» **RECORDED DATA**:
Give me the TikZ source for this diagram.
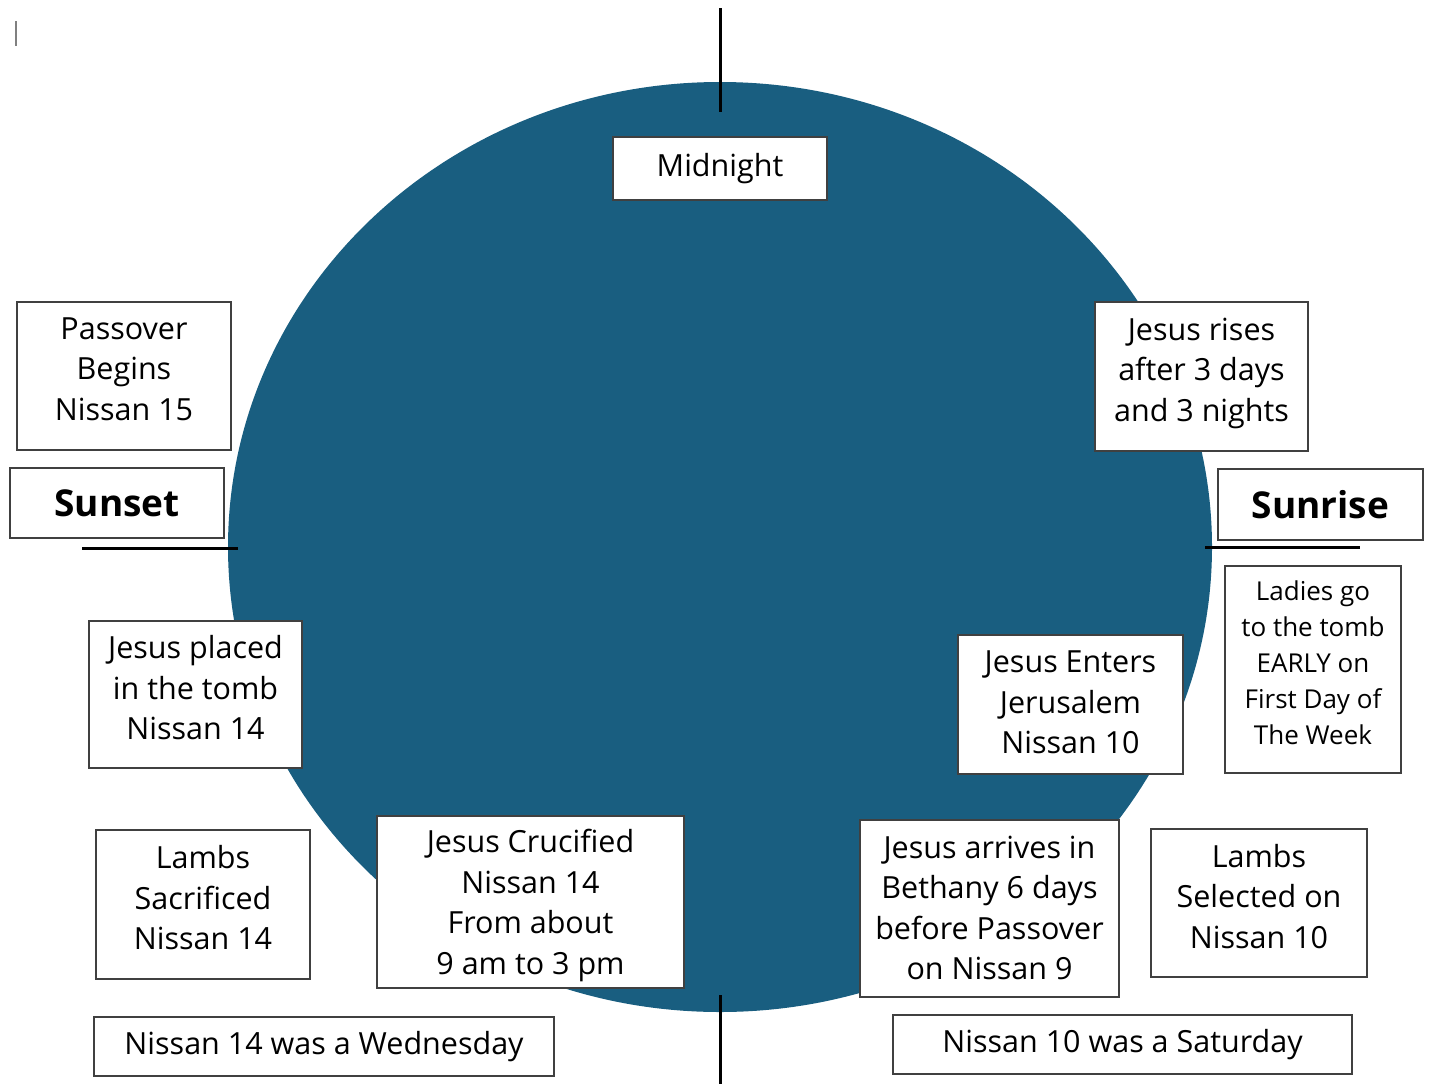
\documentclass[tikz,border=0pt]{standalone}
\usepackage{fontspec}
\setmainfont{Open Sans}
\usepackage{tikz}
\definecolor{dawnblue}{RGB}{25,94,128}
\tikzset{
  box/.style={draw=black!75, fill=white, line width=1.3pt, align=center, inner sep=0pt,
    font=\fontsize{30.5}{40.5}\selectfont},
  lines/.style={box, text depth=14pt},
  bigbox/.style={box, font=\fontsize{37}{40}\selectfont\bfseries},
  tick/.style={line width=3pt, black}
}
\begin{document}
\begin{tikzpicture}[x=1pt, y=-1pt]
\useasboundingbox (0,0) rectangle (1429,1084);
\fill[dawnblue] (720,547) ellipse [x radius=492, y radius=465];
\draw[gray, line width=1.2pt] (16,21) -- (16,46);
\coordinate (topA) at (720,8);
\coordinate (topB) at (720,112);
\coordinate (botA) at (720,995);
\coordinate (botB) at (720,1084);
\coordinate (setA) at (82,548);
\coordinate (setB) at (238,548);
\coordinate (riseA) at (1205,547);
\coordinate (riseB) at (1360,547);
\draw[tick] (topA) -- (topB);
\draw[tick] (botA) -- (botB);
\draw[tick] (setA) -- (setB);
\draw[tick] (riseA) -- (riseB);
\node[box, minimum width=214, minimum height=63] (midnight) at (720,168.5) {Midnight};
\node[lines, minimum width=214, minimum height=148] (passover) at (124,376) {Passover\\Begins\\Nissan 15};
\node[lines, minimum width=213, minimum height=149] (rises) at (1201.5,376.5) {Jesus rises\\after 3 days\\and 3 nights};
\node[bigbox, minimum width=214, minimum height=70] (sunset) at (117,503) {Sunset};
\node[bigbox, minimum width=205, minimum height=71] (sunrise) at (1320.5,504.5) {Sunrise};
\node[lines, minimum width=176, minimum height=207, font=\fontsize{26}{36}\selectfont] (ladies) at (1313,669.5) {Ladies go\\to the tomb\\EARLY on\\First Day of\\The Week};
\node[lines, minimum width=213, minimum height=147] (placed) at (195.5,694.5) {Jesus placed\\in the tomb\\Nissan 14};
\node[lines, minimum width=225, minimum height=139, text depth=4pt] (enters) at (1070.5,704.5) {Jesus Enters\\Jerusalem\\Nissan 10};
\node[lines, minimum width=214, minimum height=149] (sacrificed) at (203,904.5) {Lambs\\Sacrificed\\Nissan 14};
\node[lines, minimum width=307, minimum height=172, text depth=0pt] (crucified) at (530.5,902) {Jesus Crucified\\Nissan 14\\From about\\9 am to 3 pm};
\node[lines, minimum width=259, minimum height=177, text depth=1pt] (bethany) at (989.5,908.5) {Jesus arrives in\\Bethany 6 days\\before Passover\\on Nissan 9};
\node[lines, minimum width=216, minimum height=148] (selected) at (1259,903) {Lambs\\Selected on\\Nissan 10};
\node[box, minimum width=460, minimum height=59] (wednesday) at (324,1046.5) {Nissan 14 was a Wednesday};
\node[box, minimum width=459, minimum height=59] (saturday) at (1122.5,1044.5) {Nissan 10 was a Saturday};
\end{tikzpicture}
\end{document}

» **WHAT IS BEING ASKED**: Please transcribe the material above exactly as written. Leave the pictures out.

» **FINAL RESULT**:
Give me the TikZ source for this diagram.
\documentclass[tikz,border=0pt]{standalone}
\usepackage{fontspec}
\setmainfont{Open Sans}
\usepackage{tikz}
\definecolor{dawnblue}{RGB}{25,94,128}
\tikzset{
  box/.style={draw=black!75, fill=white, line width=1.3pt, align=center, inner sep=0pt,
    font=\fontsize{30.5}{40.5}\selectfont},
  lines/.style={box, text depth=14pt},
  bigbox/.style={box, font=\fontsize{37}{40}\selectfont\bfseries},
  tick/.style={line width=3pt, black}
}
\begin{document}
\begin{tikzpicture}[x=1pt, y=-1pt]
\useasboundingbox (0,0) rectangle (1429,1084);
\fill[dawnblue] (720,547) ellipse [x radius=492, y radius=465];
\draw[gray, line width=1.2pt] (16,21) -- (16,46);
\coordinate (topA) at (720,8);
\coordinate (topB) at (720,112);
\coordinate (botA) at (720,995);
\coordinate (botB) at (720,1084);
\coordinate (setA) at (82,548);
\coordinate (setB) at (238,548);
\coordinate (riseA) at (1205,547);
\coordinate (riseB) at (1360,547);
\draw[tick] (topA) -- (topB);
\draw[tick] (botA) -- (botB);
\draw[tick] (setA) -- (setB);
\draw[tick] (riseA) -- (riseB);
\node[box, minimum width=214, minimum height=63] (midnight) at (720,168.5) {Midnight};
\node[lines, minimum width=214, minimum height=148] (passover) at (124,376) {Passover\\Begins\\Nissan 15};
\node[lines, minimum width=213, minimum height=149] (rises) at (1201.5,376.5) {Jesus rises\\after 3 days\\and 3 nights};
\node[bigbox, minimum width=214, minimum height=70] (sunset) at (117,503) {Sunset};
\node[bigbox, minimum width=205, minimum height=71] (sunrise) at (1320.5,504.5) {Sunrise};
\node[lines, minimum width=176, minimum height=207, font=\fontsize{26}{36}\selectfont] (ladies) at (1313,669.5) {Ladies go\\to the tomb\\EARLY on\\First Day of\\The Week};
\node[lines, minimum width=213, minimum height=147] (placed) at (195.5,694.5) {Jesus placed\\in the tomb\\Nissan 14};
\node[lines, minimum width=225, minimum height=139, text depth=4pt] (enters) at (1070.5,704.5) {Jesus Enters\\Jerusalem\\Nissan 10};
\node[lines, minimum width=214, minimum height=149] (sacrificed) at (203,904.5) {Lambs\\Sacrificed\\Nissan 14};
\node[lines, minimum width=307, minimum height=172, text depth=0pt] (crucified) at (530.5,902) {Jesus Crucified\\Nissan 14\\From about\\9 am to 3 pm};
\node[lines, minimum width=259, minimum height=177, text depth=1pt] (bethany) at (989.5,908.5) {Jesus arrives in\\Bethany 6 days\\before Passover\\on Nissan 9};
\node[lines, minimum width=216, minimum height=148] (selected) at (1259,903) {Lambs\\Selected on\\Nissan 10};
\node[box, minimum width=460, minimum height=59] (wednesday) at (324,1046.5) {Nissan 14 was a Wednesday};
\node[box, minimum width=459, minimum height=59] (saturday) at (1122.5,1044.5) {Nissan 10 was a Saturday};
\end{tikzpicture}
\end{document}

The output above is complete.